This was another book I bought at Coliseum Books when I was seventeen. I had already read his two best known books, “Animal Farm” and “1984” in school - both of which I enjoyed immensely - so I was curious to read the other works he had available. “Keep the Aspidistra Flying” was the first one I chose (along with “Down and Out in Paris and London” on the same day). This novel was my next foray into expanding my reading horizons at the time and I can clearly recall lying in bed at night reading this book for hours, unable to put it down.

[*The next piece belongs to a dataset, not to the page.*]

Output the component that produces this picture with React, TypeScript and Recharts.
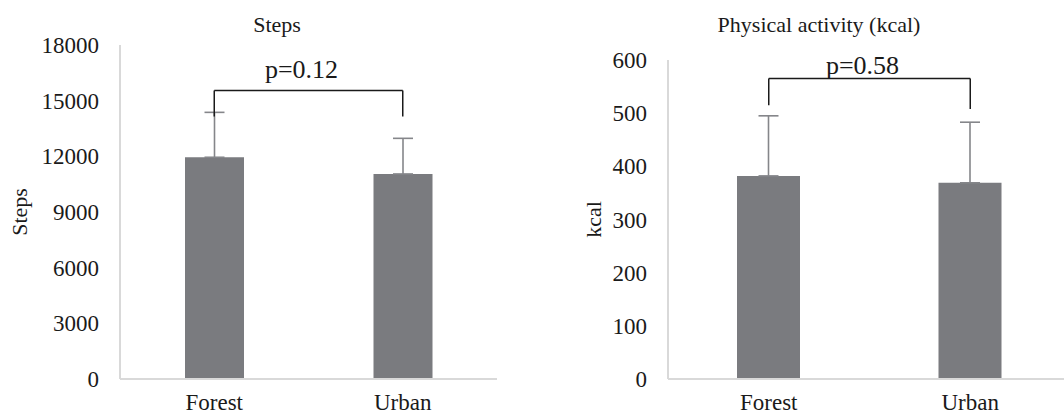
import React from "react";
import {
  Bar,
  BarChart,
  ErrorBar,
  ReferenceLine,
  XAxis,
  YAxis,
} from "recharts";

const categories = ["Forest", "Urban"];

const stepsMean = [11950, 11050];
const stepsSd = [2420, 1920];
const stepsTicks = [0, 3000, 6000, 9000, 12000, 15000, 18000];
const stepsBracketTop = 15550;
const stepsBracketEnds = [14150, 14150];
const stepsP = "p=0.12";

const kcalMean = [382, 369];
const kcalSd = [113, 114];
const kcalTicks = [0, 100, 200, 300, 400, 500, 600];
const kcalBracketTop = 565;
const kcalBracketEnds = [515, 508];
const kcalP = "p=0.58";

const FONT = '"Liberation Serif", "Times New Roman", serif';
const FRAME = "#d9d9d9";
const BAR = "#7a7b7f";
const INK = "#1a1a1a";

interface TickProps {
  x?: number;
  y?: number;
  payload?: { value?: string | number };
}

function YTick({ x = 0, y = 0, payload }: TickProps) {
  return (
    <text x={x} y={y} dy={8} textAnchor="end" fill={INK} fontSize={23} fontFamily={FONT}>
      {payload?.value}
    </text>
  );
}

function XTick({ x = 0, y = 0, payload }: TickProps) {
  return (
    <text x={x} y={y} dy={31} textAnchor="middle" fill={INK} fontSize={23} fontFamily={FONT}>
      {payload?.value}
    </text>
  );
}

interface PanelProps {
  left: number;
  width: number;
  top: number;
  rightMargin: number;
  title: string;
  titleX: number;
  axisLabel: string;
  axisLabelX: number;
  means: number[];
  sds: number[];
  ticks: number[];
  bracketTop: number;
  bracketEnds: number[];
  pText: string;
  pGap: number;
  barSize: number;
}

function Panel({
  left,
  width,
  top,
  rightMargin,
  title,
  titleX,
  axisLabel,
  axisLabelX,
  means,
  sds,
  ticks,
  bracketTop,
  bracketEnds,
  pText,
  pGap,
  barSize,
}: PanelProps) {
  const data = categories.map((name, i) => ({
    name,
    mean: means[i],
    err: [0, sds[i]],
  }));
  const maxTick = ticks[ticks.length - 1];

  return (
    <div style={{ position: "absolute", left, top: 0 }}>
      <BarChart
        width={width}
        height={416}
        data={data}
        margin={{ top, right: rightMargin, bottom: 0, left: 0 }}
        barCategoryGap={0}
      >
        <text x={titleX} y={32} textAnchor="middle" fill={INK} fontSize={22} fontFamily={FONT}>
          {title}
        </text>
        <XAxis
          dataKey="name"
          height={37}
          axisLine={{ stroke: FRAME, strokeWidth: 2 }}
          tickLine={false}
          tickSize={0}
          tickMargin={0}
          interval={0}
          tick={<XTick />}
        />
        <XAxis
          xAxisId="top"
          dataKey="name"
          orientation="top"
          height={0}
          axisLine={{ stroke: FRAME, strokeWidth: 2 }}
          tickLine={false}
          tick={false}
        />
        <YAxis
          width={120}
          domain={[0, maxTick]}
          ticks={ticks}
          interval={0}
          axisLine={{ stroke: FRAME, strokeWidth: 2 }}
          tickLine={false}
          tickSize={0}
          tickMargin={21}
          tick={<YTick />}
          label={(props: any) => {
            const vb = props.viewBox ?? {};
            const cx = axisLabelX;
            const cy = (vb.y ?? 0) + (vb.height ?? 0) / 2;
            return (
              <text
                x={cx}
                y={cy}
                transform={`rotate(-90, ${cx}, ${cy})`}
                textAnchor="middle"
                fill={INK}
                fontSize={22}
                fontFamily={FONT}
              >
                {axisLabel}
              </text>
            );
          }}
        />
        <YAxis
          yAxisId="right"
          orientation="right"
          width={0}
          domain={[0, maxTick]}
          axisLine={{ stroke: FRAME, strokeWidth: 2 }}
          tickLine={false}
          tick={false}
        />
        <Bar dataKey="mean" fill={BAR} barSize={barSize} isAnimationActive={false}>
          <ErrorBar dataKey="err" width={10} stroke="#85868a" strokeWidth={1.6} direction="y" />
        </Bar>
        <ReferenceLine
          segment={[
            { x: categories[0], y: bracketTop },
            { x: categories[1], y: bracketTop },
          ]}
          stroke={INK}
          strokeWidth={1.5}
          label={(props: any) => {
            const vb = props.viewBox ?? {};
            const cx = (vb.x ?? 0) + (vb.width ?? 0) / 2 - 7;
            return (
              <text x={cx} y={(vb.y ?? 0) - pGap} textAnchor="middle" fill={INK} fontSize={26} fontFamily={FONT}>
                {pText}
              </text>
            );
          }}
        />
        {categories.map((c, i) => (
          <ReferenceLine
            key={c}
            segment={[
              { x: c, y: bracketTop },
              { x: c, y: bracketEnds[i] },
            ]}
            stroke={INK}
            strokeWidth={1.5}
          />
        ))}
      </BarChart>
    </div>
  );
}

export default function App() {
  return (
    <div
      style={{
        position: "absolute",
        left: 0,
        top: 0,
        width: 1064,
        height: 416,
        overflow: "hidden",
        background: "#fff",
      }}
    >
      <Panel
        left={0}
        width={540}
        top={45}
        rightMargin={43}
        title="Steps"
        titleX={277}
        axisLabel="Steps"
        axisLabelX={27}
        means={stepsMean}
        sds={stepsSd}
        ticks={stepsTicks}
        bracketTop={stepsBracketTop}
        bracketEnds={stepsBracketEnds}
        pText={stepsP}
        pGap={12}
        barSize={59}
      />
      <Panel
        left={548}
        width={523}
        top={60}
        rightMargin={0}
        title="Physical activity (kcal)"
        titleX={271}
        axisLabel="kcal"
        axisLabelX={53}
        means={kcalMean}
        sds={kcalSd}
        ticks={kcalTicks}
        bracketTop={kcalBracketTop}
        bracketEnds={kcalBracketEnds}
        pText={kcalP}
        pGap={5}
        barSize={63}
      />
    </div>
  );
}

The story is about a man named Gordon Comstock who forgoes his job and life of privilege in an open “war” with what he terms as “the money-god”. He leaves his job as a well paid copywriter at an advertising agency in order to take on a low paying job so he could write his poetry. Needless to say things do not go so well for him. He both enjoys his new life of destitution while at the same time having disdain for it and over time becomes bitter and neurotic, becoming obsessed with how he sees what the role of money plays in social relationships. The Aspidistra plant serves as a symbol for those who (as Gordon sees) desire to “make good” and settle down, to be the very thing he was at war with. But there is a twist, of course and I would recommend that those who have never read this novel to read it and see the story through. It is definitely well worth the discussion.
I read this book at a time when I, too, was at “war” with the growing sensibilities of the Reagan Era, so it had a special resonance for me. It also continued to push me further down the road to explore writers and novels that has something to say, something that was more than just entertainment, and coming at a time when I began to become more socially aware. I also suspect that in some small way it would be influential on my politics in the years that followed.
I eventually came to read all of Orwell’s novels, but this one I would list as my favorite out of all his fiction. He had written many non-fiction works as well, all of which are worth exploring.